[Records with drawing code]
....
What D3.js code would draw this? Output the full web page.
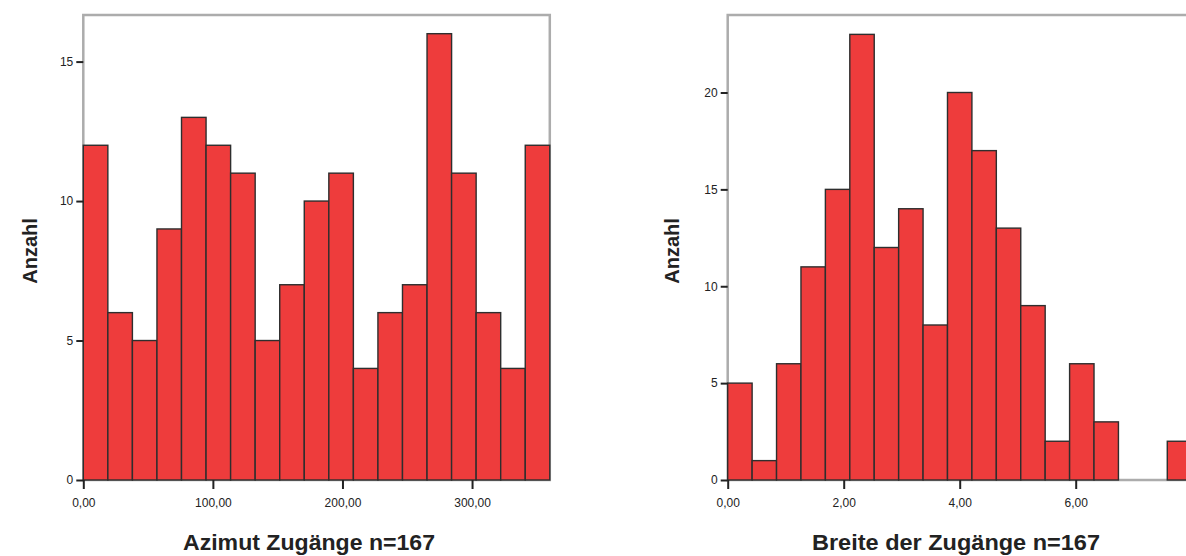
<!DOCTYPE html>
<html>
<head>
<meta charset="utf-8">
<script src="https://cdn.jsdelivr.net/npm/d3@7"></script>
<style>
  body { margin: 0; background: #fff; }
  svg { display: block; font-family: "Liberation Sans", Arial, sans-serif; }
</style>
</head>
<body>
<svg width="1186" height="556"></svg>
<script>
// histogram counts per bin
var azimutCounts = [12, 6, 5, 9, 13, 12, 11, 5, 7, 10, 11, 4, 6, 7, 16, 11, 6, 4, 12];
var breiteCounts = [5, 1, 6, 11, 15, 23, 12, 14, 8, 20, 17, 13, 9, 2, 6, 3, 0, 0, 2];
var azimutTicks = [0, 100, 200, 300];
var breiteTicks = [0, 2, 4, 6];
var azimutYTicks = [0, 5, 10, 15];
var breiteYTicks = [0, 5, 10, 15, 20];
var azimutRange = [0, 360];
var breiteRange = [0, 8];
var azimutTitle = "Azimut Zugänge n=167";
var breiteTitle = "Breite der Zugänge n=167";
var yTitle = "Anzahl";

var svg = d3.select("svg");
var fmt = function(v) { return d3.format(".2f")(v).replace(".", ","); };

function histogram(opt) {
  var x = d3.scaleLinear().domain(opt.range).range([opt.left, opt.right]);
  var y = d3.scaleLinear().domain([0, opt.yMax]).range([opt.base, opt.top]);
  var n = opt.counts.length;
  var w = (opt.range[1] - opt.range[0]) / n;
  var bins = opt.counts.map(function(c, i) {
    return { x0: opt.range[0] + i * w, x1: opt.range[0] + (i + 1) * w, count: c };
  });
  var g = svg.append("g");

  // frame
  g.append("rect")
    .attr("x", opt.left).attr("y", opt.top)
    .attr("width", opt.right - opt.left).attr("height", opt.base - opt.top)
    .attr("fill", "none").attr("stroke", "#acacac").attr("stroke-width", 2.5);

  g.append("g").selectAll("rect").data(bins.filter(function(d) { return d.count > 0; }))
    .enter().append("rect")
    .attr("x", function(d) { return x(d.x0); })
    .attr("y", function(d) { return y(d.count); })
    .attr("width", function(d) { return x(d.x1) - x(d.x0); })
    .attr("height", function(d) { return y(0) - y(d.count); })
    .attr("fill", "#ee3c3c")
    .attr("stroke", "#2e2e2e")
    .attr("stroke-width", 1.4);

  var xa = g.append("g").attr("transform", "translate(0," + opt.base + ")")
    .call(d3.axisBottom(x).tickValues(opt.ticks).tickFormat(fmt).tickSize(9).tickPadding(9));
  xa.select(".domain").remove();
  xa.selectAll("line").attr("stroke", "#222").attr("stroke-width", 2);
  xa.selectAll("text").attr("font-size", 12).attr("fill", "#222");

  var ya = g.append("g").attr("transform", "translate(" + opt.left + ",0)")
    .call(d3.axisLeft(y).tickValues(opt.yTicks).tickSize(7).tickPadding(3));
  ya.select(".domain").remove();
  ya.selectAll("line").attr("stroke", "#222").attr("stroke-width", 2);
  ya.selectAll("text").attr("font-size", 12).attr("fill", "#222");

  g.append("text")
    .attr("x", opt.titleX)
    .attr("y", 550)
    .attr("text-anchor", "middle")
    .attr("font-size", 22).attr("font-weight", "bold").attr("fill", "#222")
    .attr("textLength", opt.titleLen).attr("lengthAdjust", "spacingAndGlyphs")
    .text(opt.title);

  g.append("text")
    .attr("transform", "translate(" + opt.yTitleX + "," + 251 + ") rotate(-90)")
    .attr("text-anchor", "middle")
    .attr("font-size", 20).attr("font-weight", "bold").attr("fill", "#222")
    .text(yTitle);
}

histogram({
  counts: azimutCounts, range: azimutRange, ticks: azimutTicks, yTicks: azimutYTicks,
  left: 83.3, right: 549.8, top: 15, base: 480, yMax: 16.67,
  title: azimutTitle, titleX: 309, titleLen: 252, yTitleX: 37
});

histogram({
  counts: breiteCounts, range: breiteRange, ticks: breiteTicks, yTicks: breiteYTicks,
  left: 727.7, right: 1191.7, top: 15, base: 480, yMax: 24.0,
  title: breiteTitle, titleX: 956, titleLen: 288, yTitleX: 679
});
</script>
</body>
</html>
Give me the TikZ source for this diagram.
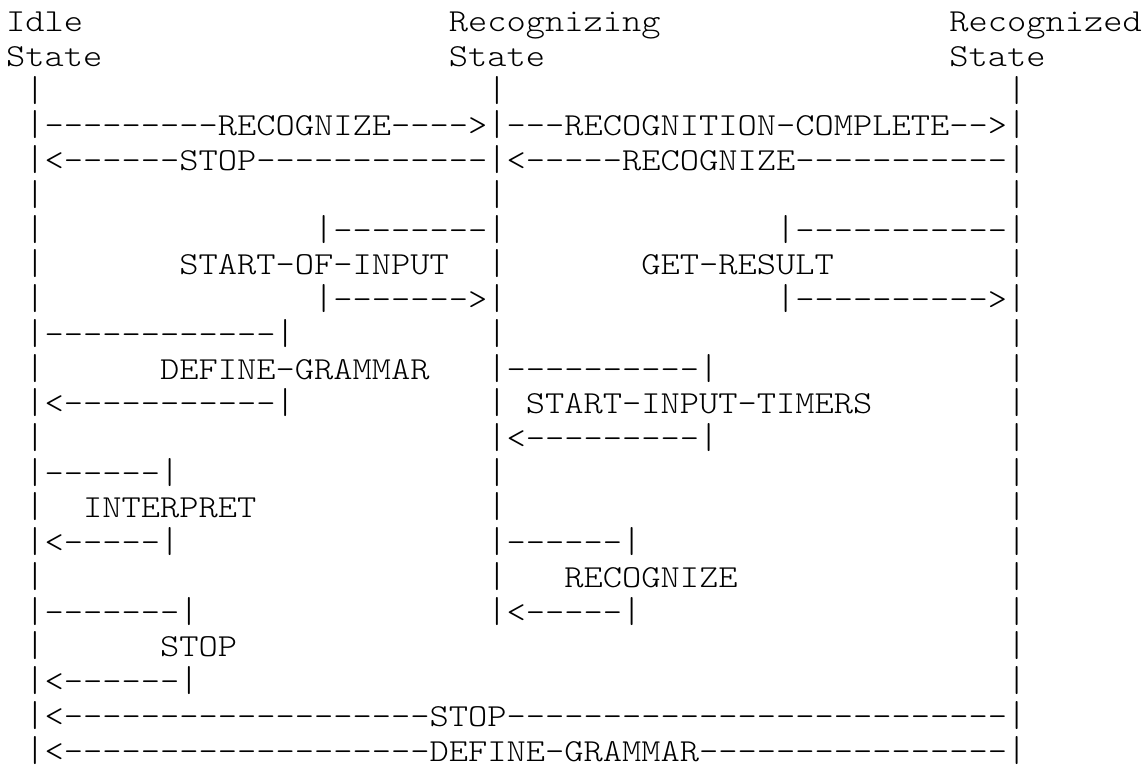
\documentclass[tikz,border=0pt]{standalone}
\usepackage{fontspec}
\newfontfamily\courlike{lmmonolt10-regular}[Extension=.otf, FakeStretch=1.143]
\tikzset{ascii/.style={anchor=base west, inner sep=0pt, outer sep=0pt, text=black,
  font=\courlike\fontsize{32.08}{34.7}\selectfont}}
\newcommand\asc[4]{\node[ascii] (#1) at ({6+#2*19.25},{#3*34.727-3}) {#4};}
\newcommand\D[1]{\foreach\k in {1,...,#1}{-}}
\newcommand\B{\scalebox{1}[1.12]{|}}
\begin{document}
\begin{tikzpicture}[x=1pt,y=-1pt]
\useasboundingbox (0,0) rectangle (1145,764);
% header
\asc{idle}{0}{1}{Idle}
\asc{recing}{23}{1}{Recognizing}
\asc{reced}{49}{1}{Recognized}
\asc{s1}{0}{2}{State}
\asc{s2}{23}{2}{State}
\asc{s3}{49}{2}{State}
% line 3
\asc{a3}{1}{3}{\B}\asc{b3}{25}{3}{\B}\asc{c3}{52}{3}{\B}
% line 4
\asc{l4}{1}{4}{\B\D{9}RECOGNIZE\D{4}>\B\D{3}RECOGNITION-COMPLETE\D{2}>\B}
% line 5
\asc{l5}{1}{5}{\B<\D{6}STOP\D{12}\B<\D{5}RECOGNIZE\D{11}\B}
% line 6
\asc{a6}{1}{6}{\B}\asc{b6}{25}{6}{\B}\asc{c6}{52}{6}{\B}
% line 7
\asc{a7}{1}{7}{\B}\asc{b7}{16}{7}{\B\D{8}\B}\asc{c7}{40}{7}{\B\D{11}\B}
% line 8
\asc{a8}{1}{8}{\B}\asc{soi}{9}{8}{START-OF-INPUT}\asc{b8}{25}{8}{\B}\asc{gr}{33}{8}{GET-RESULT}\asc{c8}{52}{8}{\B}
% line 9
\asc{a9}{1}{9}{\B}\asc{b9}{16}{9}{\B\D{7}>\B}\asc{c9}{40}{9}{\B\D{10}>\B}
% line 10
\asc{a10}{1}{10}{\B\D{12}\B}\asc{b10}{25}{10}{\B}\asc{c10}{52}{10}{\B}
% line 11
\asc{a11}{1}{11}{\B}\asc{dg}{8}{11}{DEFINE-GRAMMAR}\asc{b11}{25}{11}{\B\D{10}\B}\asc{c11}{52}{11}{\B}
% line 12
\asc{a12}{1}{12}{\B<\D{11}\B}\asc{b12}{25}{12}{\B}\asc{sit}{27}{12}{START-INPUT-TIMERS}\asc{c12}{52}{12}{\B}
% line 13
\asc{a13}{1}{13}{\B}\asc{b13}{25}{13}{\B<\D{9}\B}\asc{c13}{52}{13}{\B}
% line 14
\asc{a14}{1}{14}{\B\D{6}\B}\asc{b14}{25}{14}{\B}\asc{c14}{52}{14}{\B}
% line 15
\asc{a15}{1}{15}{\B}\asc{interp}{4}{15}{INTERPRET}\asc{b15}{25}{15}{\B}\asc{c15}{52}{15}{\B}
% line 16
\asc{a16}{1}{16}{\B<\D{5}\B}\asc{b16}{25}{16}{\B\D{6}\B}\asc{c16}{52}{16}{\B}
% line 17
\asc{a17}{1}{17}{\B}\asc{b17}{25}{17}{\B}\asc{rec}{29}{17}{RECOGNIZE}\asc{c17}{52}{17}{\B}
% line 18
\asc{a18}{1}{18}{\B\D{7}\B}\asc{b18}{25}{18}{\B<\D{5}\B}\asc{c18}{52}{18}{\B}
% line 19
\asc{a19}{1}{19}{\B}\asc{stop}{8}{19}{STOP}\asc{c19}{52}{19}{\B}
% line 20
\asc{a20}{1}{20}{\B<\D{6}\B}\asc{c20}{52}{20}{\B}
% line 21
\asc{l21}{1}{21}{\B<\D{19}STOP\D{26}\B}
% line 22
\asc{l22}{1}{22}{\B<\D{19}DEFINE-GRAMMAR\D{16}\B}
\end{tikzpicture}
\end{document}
....
## EXERCISE DIRECTIONS
Scan the entries above. Copy each line that has the string "this".

## EXERCISE ANSWER
What D3.js code would draw this? Output the full web page.
Give me the TikZ source for this diagram.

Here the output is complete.